Sir A. Conan Doyle has made a very feeble reply to Mr. S. H. Swinny with respect to the treatment of the "politicals," that is "royalists," in the Portuguese prisons. Sir Conan actually urged the withdrawal of the British Minister from Lisbon by way of protest. Mr. Swinny has been to Lisbon, and seen the prisons and prisoners for himself, and he reports that there is nothing special to complain about. One prison, which was said to be infested with vermin, he found "appallingly clean." Prisons, of course, are prisons; and it is idle to expect that the Portuguese Republic is suddenly going to turn them into Carlton Hotels for the sake of the Duchess of Bedford and her royalist friends, who insist on attempting petty revolutions and wailing over the consequences.

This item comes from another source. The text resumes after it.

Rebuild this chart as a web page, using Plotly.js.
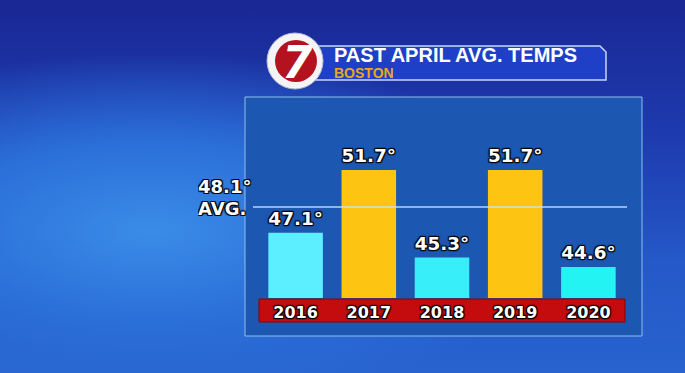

Sir Conan Doyle knows nothing personally of the subject he writes so dogmatically upon, Mr. Swinny is a first-hand witness, and his competence is beyond challenge. On the whole, it seems that the noise made over the Portuguese prisons is due to two causes; first, because the country is small and can therefore be bullied with impunity, — second, because the upper-class people are the principal sufferers.